→ INSTRUCTIONS TO FOLLOW
Quote each line of the material verbatim, without the pictures.
+===+
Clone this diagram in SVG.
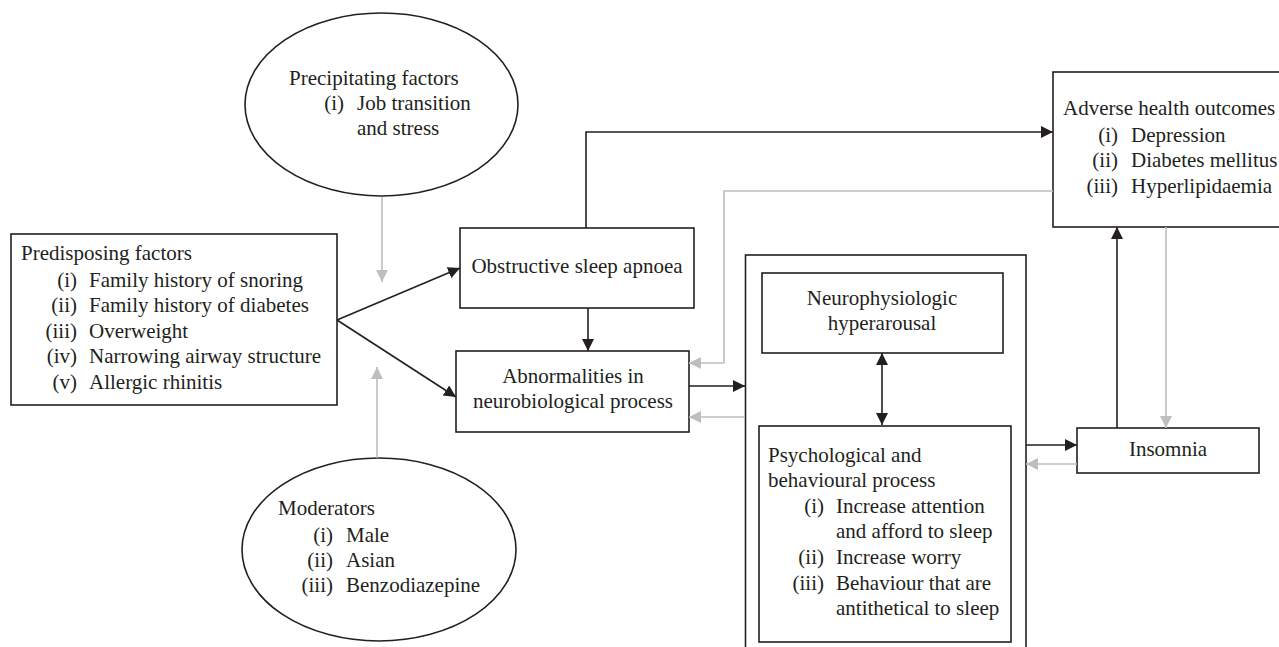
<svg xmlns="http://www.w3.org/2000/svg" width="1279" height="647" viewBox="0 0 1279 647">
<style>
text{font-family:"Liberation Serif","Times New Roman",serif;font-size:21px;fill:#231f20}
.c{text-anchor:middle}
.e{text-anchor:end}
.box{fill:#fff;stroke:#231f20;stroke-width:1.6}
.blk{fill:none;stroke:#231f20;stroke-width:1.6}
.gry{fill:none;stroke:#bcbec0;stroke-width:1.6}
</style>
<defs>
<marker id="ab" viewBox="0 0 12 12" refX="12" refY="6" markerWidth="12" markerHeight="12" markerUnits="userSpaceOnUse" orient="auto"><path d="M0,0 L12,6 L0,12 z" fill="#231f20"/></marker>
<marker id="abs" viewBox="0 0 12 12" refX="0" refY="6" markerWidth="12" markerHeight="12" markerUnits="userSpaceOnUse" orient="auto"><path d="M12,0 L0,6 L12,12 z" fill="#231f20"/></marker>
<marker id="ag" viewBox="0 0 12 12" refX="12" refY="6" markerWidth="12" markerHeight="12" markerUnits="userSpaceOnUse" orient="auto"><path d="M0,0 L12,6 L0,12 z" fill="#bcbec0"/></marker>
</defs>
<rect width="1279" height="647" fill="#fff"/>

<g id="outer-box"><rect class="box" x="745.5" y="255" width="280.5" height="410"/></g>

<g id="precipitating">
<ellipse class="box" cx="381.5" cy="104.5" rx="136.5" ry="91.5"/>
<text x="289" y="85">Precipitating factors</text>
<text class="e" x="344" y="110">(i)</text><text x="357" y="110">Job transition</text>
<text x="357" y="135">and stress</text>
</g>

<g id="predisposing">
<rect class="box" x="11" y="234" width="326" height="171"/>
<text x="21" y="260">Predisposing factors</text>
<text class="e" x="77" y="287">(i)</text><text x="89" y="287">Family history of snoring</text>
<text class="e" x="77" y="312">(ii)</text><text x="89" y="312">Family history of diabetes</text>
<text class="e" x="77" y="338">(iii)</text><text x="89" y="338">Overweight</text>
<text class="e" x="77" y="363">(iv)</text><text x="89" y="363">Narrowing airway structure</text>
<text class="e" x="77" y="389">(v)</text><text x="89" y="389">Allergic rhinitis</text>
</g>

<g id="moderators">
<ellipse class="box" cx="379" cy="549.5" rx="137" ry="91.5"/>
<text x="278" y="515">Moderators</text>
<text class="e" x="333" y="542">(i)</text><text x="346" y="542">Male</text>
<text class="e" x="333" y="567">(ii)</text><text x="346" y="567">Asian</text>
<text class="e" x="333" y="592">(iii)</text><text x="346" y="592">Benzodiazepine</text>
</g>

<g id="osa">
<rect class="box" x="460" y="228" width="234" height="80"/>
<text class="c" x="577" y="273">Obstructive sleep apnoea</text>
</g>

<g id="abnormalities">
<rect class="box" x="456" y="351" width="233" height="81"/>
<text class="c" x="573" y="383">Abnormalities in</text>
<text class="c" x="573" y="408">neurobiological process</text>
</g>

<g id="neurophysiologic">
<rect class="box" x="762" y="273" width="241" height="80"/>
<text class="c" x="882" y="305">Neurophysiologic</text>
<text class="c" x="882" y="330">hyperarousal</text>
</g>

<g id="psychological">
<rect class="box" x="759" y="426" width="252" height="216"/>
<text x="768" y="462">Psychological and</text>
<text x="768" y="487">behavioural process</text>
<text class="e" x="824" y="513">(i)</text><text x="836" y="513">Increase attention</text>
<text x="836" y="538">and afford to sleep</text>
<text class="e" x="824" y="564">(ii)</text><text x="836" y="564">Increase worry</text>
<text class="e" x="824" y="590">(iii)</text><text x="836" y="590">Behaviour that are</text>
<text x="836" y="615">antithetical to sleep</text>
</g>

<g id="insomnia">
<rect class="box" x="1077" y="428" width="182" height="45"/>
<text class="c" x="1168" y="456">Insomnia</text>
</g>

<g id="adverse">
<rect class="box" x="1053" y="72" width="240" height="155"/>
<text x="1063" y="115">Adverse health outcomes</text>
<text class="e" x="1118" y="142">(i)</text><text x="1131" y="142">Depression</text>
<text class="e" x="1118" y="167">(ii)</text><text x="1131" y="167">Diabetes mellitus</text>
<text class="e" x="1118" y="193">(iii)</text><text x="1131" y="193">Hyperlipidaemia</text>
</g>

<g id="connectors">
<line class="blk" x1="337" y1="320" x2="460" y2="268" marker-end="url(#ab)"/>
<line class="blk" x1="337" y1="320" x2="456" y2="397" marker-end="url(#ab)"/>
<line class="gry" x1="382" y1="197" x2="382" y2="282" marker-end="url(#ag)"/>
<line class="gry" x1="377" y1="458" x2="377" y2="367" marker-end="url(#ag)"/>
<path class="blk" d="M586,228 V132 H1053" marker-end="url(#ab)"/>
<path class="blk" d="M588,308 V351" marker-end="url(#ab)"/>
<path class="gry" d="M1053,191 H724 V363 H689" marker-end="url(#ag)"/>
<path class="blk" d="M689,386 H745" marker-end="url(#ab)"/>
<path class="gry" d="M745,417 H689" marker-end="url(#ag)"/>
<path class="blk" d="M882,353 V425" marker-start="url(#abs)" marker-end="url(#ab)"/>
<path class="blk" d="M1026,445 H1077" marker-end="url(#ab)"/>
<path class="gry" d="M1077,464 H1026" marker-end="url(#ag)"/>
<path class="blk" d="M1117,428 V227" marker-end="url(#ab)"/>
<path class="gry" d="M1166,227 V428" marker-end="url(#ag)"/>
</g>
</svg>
+===+
→ OUTPUT OF THE EXERCISE
Clone this diagram in SVG.
<svg xmlns="http://www.w3.org/2000/svg" width="1279" height="647" viewBox="0 0 1279 647">
<style>
text{font-family:"Liberation Serif","Times New Roman",serif;font-size:21px;fill:#231f20}
.c{text-anchor:middle}
.e{text-anchor:end}
.box{fill:#fff;stroke:#231f20;stroke-width:1.6}
.blk{fill:none;stroke:#231f20;stroke-width:1.6}
.gry{fill:none;stroke:#bcbec0;stroke-width:1.6}
</style>
<defs>
<marker id="ab" viewBox="0 0 12 12" refX="12" refY="6" markerWidth="12" markerHeight="12" markerUnits="userSpaceOnUse" orient="auto"><path d="M0,0 L12,6 L0,12 z" fill="#231f20"/></marker>
<marker id="abs" viewBox="0 0 12 12" refX="0" refY="6" markerWidth="12" markerHeight="12" markerUnits="userSpaceOnUse" orient="auto"><path d="M12,0 L0,6 L12,12 z" fill="#231f20"/></marker>
<marker id="ag" viewBox="0 0 12 12" refX="12" refY="6" markerWidth="12" markerHeight="12" markerUnits="userSpaceOnUse" orient="auto"><path d="M0,0 L12,6 L0,12 z" fill="#bcbec0"/></marker>
</defs>
<rect width="1279" height="647" fill="#fff"/>

<g id="outer-box"><rect class="box" x="745.5" y="255" width="280.5" height="410"/></g>

<g id="precipitating">
<ellipse class="box" cx="381.5" cy="104.5" rx="136.5" ry="91.5"/>
<text x="289" y="85">Precipitating factors</text>
<text class="e" x="344" y="110">(i)</text><text x="357" y="110">Job transition</text>
<text x="357" y="135">and stress</text>
</g>

<g id="predisposing">
<rect class="box" x="11" y="234" width="326" height="171"/>
<text x="21" y="260">Predisposing factors</text>
<text class="e" x="77" y="287">(i)</text><text x="89" y="287">Family history of snoring</text>
<text class="e" x="77" y="312">(ii)</text><text x="89" y="312">Family history of diabetes</text>
<text class="e" x="77" y="338">(iii)</text><text x="89" y="338">Overweight</text>
<text class="e" x="77" y="363">(iv)</text><text x="89" y="363">Narrowing airway structure</text>
<text class="e" x="77" y="389">(v)</text><text x="89" y="389">Allergic rhinitis</text>
</g>

<g id="moderators">
<ellipse class="box" cx="379" cy="549.5" rx="137" ry="91.5"/>
<text x="278" y="515">Moderators</text>
<text class="e" x="333" y="542">(i)</text><text x="346" y="542">Male</text>
<text class="e" x="333" y="567">(ii)</text><text x="346" y="567">Asian</text>
<text class="e" x="333" y="592">(iii)</text><text x="346" y="592">Benzodiazepine</text>
</g>

<g id="osa">
<rect class="box" x="460" y="228" width="234" height="80"/>
<text class="c" x="577" y="273">Obstructive sleep apnoea</text>
</g>

<g id="abnormalities">
<rect class="box" x="456" y="351" width="233" height="81"/>
<text class="c" x="573" y="383">Abnormalities in</text>
<text class="c" x="573" y="408">neurobiological process</text>
</g>

<g id="neurophysiologic">
<rect class="box" x="762" y="273" width="241" height="80"/>
<text class="c" x="882" y="305">Neurophysiologic</text>
<text class="c" x="882" y="330">hyperarousal</text>
</g>

<g id="psychological">
<rect class="box" x="759" y="426" width="252" height="216"/>
<text x="768" y="462">Psychological and</text>
<text x="768" y="487">behavioural process</text>
<text class="e" x="824" y="513">(i)</text><text x="836" y="513">Increase attention</text>
<text x="836" y="538">and afford to sleep</text>
<text class="e" x="824" y="564">(ii)</text><text x="836" y="564">Increase worry</text>
<text class="e" x="824" y="590">(iii)</text><text x="836" y="590">Behaviour that are</text>
<text x="836" y="615">antithetical to sleep</text>
</g>

<g id="insomnia">
<rect class="box" x="1077" y="428" width="182" height="45"/>
<text class="c" x="1168" y="456">Insomnia</text>
</g>

<g id="adverse">
<rect class="box" x="1053" y="72" width="240" height="155"/>
<text x="1063" y="115">Adverse health outcomes</text>
<text class="e" x="1118" y="142">(i)</text><text x="1131" y="142">Depression</text>
<text class="e" x="1118" y="167">(ii)</text><text x="1131" y="167">Diabetes mellitus</text>
<text class="e" x="1118" y="193">(iii)</text><text x="1131" y="193">Hyperlipidaemia</text>
</g>

<g id="connectors">
<line class="blk" x1="337" y1="320" x2="460" y2="268" marker-end="url(#ab)"/>
<line class="blk" x1="337" y1="320" x2="456" y2="397" marker-end="url(#ab)"/>
<line class="gry" x1="382" y1="197" x2="382" y2="282" marker-end="url(#ag)"/>
<line class="gry" x1="377" y1="458" x2="377" y2="367" marker-end="url(#ag)"/>
<path class="blk" d="M586,228 V132 H1053" marker-end="url(#ab)"/>
<path class="blk" d="M588,308 V351" marker-end="url(#ab)"/>
<path class="gry" d="M1053,191 H724 V363 H689" marker-end="url(#ag)"/>
<path class="blk" d="M689,386 H745" marker-end="url(#ab)"/>
<path class="gry" d="M745,417 H689" marker-end="url(#ag)"/>
<path class="blk" d="M882,353 V425" marker-start="url(#abs)" marker-end="url(#ab)"/>
<path class="blk" d="M1026,445 H1077" marker-end="url(#ab)"/>
<path class="gry" d="M1077,464 H1026" marker-end="url(#ag)"/>
<path class="blk" d="M1117,428 V227" marker-end="url(#ab)"/>
<path class="gry" d="M1166,227 V428" marker-end="url(#ag)"/>
</g>
</svg>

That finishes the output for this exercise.